■エグい死に方が続く『呪術廻戦』

『鬼滅の刃』と同じく令和の『ジャンプ』を引っ張っている芥見下々氏による漫画『呪術廻戦』にも忘れられないトラウマシーンが存在する。物語の序盤のキーパーソンである吉野順平の死亡シーンは、すでに『呪術廻戦』を読んだ人にとっては同作の救いのない世界観を決定づけるキツいシーンだと感じたことだろう。

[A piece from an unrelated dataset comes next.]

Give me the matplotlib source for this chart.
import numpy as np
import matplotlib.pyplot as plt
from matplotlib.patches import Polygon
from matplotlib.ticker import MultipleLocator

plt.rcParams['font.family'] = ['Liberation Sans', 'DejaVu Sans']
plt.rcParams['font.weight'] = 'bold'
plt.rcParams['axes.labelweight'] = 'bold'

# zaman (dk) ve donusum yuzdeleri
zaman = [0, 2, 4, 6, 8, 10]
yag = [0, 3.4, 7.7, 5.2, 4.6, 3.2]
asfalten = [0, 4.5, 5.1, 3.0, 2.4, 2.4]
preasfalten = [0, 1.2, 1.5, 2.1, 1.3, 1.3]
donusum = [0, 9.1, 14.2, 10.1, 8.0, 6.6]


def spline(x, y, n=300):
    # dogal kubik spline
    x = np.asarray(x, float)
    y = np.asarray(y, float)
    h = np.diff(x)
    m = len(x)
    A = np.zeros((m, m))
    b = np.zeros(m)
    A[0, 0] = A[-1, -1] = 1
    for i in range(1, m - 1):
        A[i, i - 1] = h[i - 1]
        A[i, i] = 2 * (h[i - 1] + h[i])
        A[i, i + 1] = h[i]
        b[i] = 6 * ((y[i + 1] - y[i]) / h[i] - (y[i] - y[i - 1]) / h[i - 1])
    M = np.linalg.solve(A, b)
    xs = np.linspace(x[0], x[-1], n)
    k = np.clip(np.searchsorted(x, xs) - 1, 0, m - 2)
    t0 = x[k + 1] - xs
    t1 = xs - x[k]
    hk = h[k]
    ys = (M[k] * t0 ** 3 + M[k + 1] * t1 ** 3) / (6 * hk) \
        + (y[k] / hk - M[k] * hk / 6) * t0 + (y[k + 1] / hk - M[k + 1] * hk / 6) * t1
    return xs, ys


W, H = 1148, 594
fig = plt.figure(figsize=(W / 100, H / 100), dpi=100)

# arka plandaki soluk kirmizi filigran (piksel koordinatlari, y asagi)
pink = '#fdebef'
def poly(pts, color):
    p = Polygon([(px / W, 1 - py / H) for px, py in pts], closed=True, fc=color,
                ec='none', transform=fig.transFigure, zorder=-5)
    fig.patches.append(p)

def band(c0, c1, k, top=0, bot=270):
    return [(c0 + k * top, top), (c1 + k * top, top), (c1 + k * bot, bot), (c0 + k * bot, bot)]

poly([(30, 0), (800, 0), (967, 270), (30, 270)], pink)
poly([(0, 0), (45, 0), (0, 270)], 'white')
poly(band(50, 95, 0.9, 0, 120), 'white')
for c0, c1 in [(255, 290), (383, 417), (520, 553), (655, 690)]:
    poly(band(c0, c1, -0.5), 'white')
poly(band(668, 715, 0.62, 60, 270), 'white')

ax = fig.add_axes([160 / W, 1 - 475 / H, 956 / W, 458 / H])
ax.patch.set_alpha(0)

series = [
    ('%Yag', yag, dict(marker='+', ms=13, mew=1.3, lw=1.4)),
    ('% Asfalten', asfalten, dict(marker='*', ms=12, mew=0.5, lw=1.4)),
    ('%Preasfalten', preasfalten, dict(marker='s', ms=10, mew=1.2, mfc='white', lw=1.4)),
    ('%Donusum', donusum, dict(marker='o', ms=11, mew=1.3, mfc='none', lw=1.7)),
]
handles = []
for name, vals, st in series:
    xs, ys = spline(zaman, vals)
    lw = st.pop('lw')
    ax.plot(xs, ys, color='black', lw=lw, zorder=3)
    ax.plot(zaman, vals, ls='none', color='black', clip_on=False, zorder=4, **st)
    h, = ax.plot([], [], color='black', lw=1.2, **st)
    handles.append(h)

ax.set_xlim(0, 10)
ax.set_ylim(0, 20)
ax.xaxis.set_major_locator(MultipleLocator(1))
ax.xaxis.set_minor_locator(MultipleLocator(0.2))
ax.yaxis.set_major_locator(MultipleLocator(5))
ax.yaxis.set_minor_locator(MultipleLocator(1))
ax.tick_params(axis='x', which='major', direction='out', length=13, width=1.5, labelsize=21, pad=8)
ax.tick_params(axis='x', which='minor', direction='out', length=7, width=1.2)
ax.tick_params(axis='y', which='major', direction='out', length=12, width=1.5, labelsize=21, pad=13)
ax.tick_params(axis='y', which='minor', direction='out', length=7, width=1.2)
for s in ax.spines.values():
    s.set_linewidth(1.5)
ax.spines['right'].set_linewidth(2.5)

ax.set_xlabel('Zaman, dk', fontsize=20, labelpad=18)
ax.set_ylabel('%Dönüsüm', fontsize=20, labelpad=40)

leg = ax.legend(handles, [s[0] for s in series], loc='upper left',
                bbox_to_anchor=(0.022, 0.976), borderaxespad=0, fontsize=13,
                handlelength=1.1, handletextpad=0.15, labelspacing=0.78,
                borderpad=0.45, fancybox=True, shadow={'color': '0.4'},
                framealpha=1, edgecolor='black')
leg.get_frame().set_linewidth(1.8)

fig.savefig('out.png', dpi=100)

 主人公の虎杖悠仁の友人となった順平はコミックス4巻で、信頼していた特級呪霊である真人に裏切られ怪物に改造させられる。その際順平の顔面は一瞬にして風船のように膨らんで大きく歪み、人間の尊厳をすべて奪われたかのような悲惨な姿になってしまった。それまでの展開で虎杖と順平が分かり合えたかと読者が安心した矢先の、容赦のない展開にトラウマを抱えた人は多そうだ。

 なお『呪術廻戦』には「ダークファンタジー」の名の通り、このほかにも敵味方関係なくエグい死亡シーンが多数登場する。これから読もうという人は気をつけてほしい。

■アニメも期待される『チェンソーマン』

 MAPPAによるアニメ制作が決定している藤本タツキ氏による漫画『チェンソーマン』では、主人公のデンジの仲間であり兄のような存在だった早川アキの悲惨な死が描かれる。

 アキは作中で早々に「最悪な死に方をする」を予言されていたが、最後はデンジが銃の悪魔になってしまったアキをあやめるという“デンジにとって”最悪な死に方だった。アキが銃の悪魔となったシーンは、これまでのデンジ、アキ、パワーの関係性を見ていた人にとっては信じたくない展開だったことだろう。

 ちなみに、コミックス4巻の表紙ではアキの背後に銃のターゲットマークが描かれており、ネット上では、これがアキが最終的に銃の魔人になるという衝撃的な展開の暗示だったと言われている。この他にも原作者の見事としかいえない伏線はまだまだ存在するので、第1部が完結した今、あらためて読み返してみると違った楽しみ方ができるだろう。

 いずれもアニメ化された(『チェンソーマン』は2022年に放送予定)、『ジャンプ』の人気を牽引する看板作品ばかり。はやっているからという理由だけで読み始めた人は、襲いくる容赦ない衝撃展開にご注意を!